Chicago — INN joined industry experts in Chicago on Dec. 11, 2008, for Celent’s “Best Practices in Leveraging Bureau-Based Content” roundtable event to discuss the current state of play in using bureau-based administrative forms and figure out how companies can best balance the efficiencies gained through use of standardized content.

Most carriers are overrun with variations of the administrative forms required to sell and service their products, according to Celent’s September 2008 report, “Challenges in Leveraging Bureau-Based Content.” This, according to Celent, increases the analytical challenges placed on pricing and underwriting, makes marketing the company’s value more difficult and drives up administrative costs. The firm’s experience and results from a carrier panel served to highlight these problems.

Celent’s Mike Fitzgerald, co-author of the report, presented some highlights of the report, which summarizes thoughts from 31 carriers questioned by Celent. Fitzgerald revealed some of his research that, on average, companies surveyed create 989 new forms, update 1,548 and retire 249, annually. Attendees did not disagree with the numbers, and one attendee even said he was surprised the number of retired forms was so high.

One of the many reasons for so many new forms and updates to current forms is the legislative and regulatory environment in which insurers function. The majority of the attendees agreed that insurers are overrun with regulatory changes and legislative updates, requiring necessary periodic forms evaluation. This is understandable when you consider that 79% of the companies surveyed write business in 41 or more states, and have different state regulations with which to comply.

So, what’s the solution? And is current technology up to the challenge of managing the process? A little more than half (59%) of the survey respondents use “typical” tools and processes, which "do the job," but could be improved. A quarter of the respondents said they use outdated tools and processes and “want to throw it all out and start over.”

Even with the proper tools, forms management can be tricky with 10 or more people accessing the forms, said Fitzgerald.
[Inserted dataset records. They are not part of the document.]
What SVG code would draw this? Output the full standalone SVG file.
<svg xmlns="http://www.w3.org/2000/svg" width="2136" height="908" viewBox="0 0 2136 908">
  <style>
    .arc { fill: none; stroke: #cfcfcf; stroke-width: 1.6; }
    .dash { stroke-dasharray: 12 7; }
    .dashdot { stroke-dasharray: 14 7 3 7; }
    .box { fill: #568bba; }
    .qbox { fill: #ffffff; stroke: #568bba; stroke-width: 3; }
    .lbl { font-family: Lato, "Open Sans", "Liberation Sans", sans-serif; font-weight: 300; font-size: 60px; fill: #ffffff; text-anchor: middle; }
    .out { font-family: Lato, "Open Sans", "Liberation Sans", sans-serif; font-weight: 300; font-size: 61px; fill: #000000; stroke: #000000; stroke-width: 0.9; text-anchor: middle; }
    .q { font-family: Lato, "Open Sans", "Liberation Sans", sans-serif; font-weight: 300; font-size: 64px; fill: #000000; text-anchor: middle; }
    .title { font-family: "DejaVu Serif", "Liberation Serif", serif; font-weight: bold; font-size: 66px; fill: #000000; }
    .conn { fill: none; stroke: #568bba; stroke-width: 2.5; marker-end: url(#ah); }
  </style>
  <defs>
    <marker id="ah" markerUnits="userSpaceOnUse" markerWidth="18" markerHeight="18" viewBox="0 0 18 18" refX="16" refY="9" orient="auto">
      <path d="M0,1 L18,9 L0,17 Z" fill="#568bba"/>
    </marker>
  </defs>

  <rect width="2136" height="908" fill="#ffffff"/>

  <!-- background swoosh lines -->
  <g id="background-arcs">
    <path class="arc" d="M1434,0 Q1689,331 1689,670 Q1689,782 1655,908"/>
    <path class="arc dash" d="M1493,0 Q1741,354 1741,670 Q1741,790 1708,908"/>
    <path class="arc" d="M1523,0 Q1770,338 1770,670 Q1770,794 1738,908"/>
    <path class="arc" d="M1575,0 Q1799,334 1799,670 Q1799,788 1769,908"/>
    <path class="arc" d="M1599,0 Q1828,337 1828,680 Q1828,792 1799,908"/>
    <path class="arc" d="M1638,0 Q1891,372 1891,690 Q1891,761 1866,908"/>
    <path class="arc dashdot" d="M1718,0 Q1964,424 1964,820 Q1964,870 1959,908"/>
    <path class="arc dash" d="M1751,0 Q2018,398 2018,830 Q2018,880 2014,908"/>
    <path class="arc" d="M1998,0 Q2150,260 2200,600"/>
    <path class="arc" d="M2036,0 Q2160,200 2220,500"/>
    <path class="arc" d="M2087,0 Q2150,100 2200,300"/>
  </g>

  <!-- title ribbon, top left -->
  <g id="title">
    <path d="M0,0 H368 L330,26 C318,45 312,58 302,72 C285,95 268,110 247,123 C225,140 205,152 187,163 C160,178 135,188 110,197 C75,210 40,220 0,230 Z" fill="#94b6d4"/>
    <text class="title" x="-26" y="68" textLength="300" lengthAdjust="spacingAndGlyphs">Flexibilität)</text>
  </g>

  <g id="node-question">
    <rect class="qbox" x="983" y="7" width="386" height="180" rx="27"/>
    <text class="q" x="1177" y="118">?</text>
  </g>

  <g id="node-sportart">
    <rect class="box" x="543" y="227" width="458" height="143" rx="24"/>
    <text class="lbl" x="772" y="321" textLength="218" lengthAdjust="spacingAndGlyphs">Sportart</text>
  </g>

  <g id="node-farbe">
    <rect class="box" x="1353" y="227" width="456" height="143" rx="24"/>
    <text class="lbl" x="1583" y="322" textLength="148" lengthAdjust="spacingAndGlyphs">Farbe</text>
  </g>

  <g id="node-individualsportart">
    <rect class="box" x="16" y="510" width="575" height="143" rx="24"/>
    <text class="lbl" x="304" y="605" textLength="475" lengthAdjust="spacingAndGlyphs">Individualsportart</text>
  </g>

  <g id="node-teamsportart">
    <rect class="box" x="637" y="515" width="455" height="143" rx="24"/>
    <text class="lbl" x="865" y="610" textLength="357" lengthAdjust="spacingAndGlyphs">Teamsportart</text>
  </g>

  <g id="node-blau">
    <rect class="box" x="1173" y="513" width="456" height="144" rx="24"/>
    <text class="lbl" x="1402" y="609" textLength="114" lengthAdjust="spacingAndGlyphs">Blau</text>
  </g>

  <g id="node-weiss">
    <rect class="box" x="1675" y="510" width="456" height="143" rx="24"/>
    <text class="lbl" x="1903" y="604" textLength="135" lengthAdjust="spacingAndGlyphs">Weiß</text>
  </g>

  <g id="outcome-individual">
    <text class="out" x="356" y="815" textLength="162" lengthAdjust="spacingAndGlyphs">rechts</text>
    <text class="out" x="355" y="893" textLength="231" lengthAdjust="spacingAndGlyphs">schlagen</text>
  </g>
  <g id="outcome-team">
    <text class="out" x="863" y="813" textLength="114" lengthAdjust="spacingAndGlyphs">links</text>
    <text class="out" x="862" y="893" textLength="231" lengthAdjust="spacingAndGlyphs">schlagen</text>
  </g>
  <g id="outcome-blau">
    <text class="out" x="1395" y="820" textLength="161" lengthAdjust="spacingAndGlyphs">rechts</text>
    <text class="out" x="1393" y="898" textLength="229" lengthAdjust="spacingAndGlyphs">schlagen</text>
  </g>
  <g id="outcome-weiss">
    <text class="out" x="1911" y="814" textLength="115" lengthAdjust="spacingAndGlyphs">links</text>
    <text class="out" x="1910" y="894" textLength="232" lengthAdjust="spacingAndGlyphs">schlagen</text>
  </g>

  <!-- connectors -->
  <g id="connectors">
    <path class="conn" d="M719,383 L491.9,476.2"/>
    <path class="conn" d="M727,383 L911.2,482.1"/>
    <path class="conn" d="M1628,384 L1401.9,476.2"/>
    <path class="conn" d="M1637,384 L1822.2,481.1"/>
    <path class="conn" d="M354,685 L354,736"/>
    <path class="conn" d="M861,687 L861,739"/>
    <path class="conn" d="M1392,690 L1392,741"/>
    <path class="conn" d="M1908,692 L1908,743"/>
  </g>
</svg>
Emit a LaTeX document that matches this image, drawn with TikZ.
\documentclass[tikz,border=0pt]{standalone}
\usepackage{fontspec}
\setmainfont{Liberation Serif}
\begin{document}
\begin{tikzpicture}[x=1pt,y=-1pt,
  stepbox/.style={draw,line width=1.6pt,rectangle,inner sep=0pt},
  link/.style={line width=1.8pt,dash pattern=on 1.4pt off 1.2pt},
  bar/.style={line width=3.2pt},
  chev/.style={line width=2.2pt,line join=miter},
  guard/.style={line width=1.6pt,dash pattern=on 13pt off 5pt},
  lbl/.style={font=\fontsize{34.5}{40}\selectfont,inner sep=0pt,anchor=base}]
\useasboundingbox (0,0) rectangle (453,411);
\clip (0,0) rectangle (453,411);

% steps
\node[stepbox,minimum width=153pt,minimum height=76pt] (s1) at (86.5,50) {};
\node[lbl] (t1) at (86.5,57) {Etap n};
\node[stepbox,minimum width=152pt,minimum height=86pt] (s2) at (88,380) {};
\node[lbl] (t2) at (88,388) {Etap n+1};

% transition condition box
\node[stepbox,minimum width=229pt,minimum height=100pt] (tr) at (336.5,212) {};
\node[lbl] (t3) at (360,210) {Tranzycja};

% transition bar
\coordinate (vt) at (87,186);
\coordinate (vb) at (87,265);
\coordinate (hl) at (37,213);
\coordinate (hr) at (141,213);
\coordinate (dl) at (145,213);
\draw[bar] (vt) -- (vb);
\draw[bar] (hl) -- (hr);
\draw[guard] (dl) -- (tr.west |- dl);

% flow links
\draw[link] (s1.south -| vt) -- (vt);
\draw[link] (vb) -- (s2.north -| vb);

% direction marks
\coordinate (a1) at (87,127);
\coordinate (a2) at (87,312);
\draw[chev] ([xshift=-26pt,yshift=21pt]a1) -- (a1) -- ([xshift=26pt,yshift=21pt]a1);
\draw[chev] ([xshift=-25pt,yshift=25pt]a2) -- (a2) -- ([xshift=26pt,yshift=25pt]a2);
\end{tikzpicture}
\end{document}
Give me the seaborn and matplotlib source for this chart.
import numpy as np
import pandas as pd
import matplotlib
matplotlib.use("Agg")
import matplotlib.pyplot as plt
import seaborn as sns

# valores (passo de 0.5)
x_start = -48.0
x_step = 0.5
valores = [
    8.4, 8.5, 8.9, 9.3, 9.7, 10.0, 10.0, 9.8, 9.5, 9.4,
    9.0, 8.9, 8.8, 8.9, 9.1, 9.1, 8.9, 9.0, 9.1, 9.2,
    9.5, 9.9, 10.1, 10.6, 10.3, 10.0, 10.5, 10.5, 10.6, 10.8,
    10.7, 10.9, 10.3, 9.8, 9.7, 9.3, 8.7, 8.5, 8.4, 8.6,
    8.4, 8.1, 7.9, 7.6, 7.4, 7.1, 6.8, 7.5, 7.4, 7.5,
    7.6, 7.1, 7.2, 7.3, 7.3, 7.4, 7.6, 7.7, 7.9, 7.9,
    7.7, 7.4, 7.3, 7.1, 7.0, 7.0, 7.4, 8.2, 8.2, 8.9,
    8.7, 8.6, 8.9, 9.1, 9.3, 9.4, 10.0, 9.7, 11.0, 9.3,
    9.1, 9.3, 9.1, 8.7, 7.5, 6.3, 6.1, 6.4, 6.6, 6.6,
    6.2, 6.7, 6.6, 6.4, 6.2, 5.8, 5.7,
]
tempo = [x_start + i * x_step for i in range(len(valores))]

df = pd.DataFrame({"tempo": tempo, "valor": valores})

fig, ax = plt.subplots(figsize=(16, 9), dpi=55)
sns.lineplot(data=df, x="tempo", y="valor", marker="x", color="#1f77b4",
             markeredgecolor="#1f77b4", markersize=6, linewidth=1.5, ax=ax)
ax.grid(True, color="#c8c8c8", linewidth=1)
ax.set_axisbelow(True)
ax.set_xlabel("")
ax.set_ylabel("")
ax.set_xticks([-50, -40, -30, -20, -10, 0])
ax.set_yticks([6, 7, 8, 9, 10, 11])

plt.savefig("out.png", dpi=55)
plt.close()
Attendees discussed the question, “Are insurers willing to implement central control and lock down forms?” One attendee said she has seen small to medium-sized insurers do this, but hasn’t seen it done in larger insurers.

Lloyd Chumbly, assistant VP, standards at ACORD, presented one possible solution to controlling the forms process. eForms, Chumbly said, enable data merges without redrawing forms since they are in XFDL format (X Logical Font Description). Chumbly also said the eForms can be used with most vendors, from Microsoft to Adobe to IBM.

Wrapping up the roundtable discussion, Fitzgerald stressed that because of the current business climate, regulators and consumers are going to change the way they look at the insurance industry in the next two years, and managing bureau-based content is going to be more important than ever.